The number of electrical fuse elements mounted for RAM redundancy repair in a system LSI is 500 to 1000 for one chip. In the case of 130 nm and 90 nm process generations, when electrical fuse elements are brought into conduction and blown, blowing requires an instantaneous carrying current of 10 to 30 mA for each electrical fuse element. Hence, when such an electrical fuse device is used for RAM redundancy repair, programming for 1000 electrical fuse elements at a time requires an instantaneous carrying current of about 10 A.
However, it is difficult for an existing general-purpose tester to supply a current of 10 A according to the program and supply a current of 10 A concentratedly to an electrical fuse device in an LSI chip, so that a special tester is necessary.

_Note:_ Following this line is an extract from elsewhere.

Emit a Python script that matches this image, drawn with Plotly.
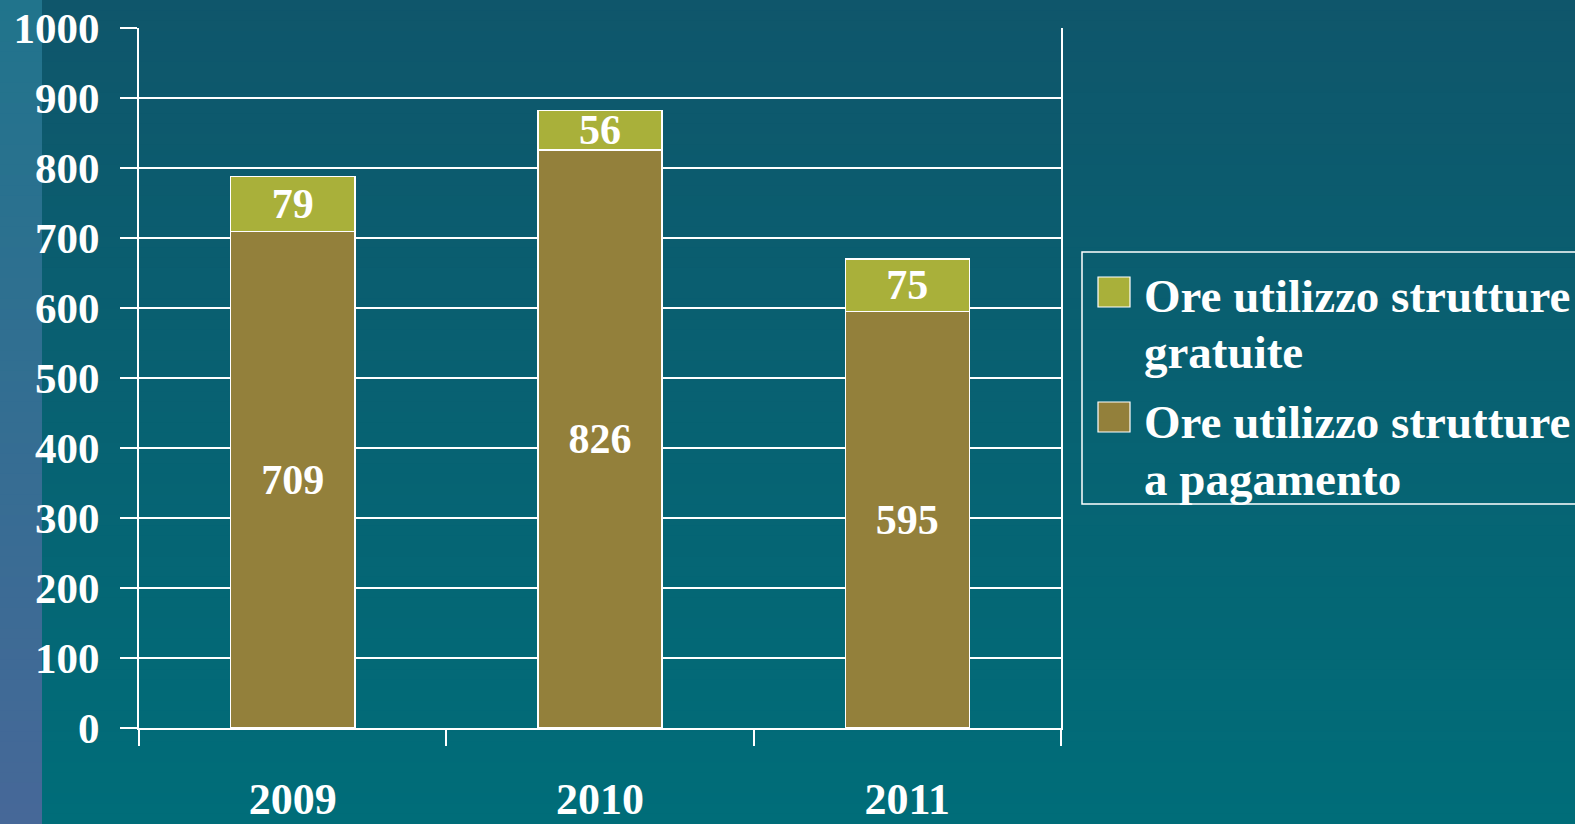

Even in the case where 1000 electrical fuse circuit blocks are separately provided as an electrical fuse device and electrical fuse elements are blown one by one, a number of control terminals are necessary (one electrical fuse circuit block with four control terminals requires 4000 control terminals). Thus, such an electrical fuse device cannot be mounted in a system LSI. For this reason, such an electrical fuse device cannot be mounted for RAM redundancy repair in a system LSI.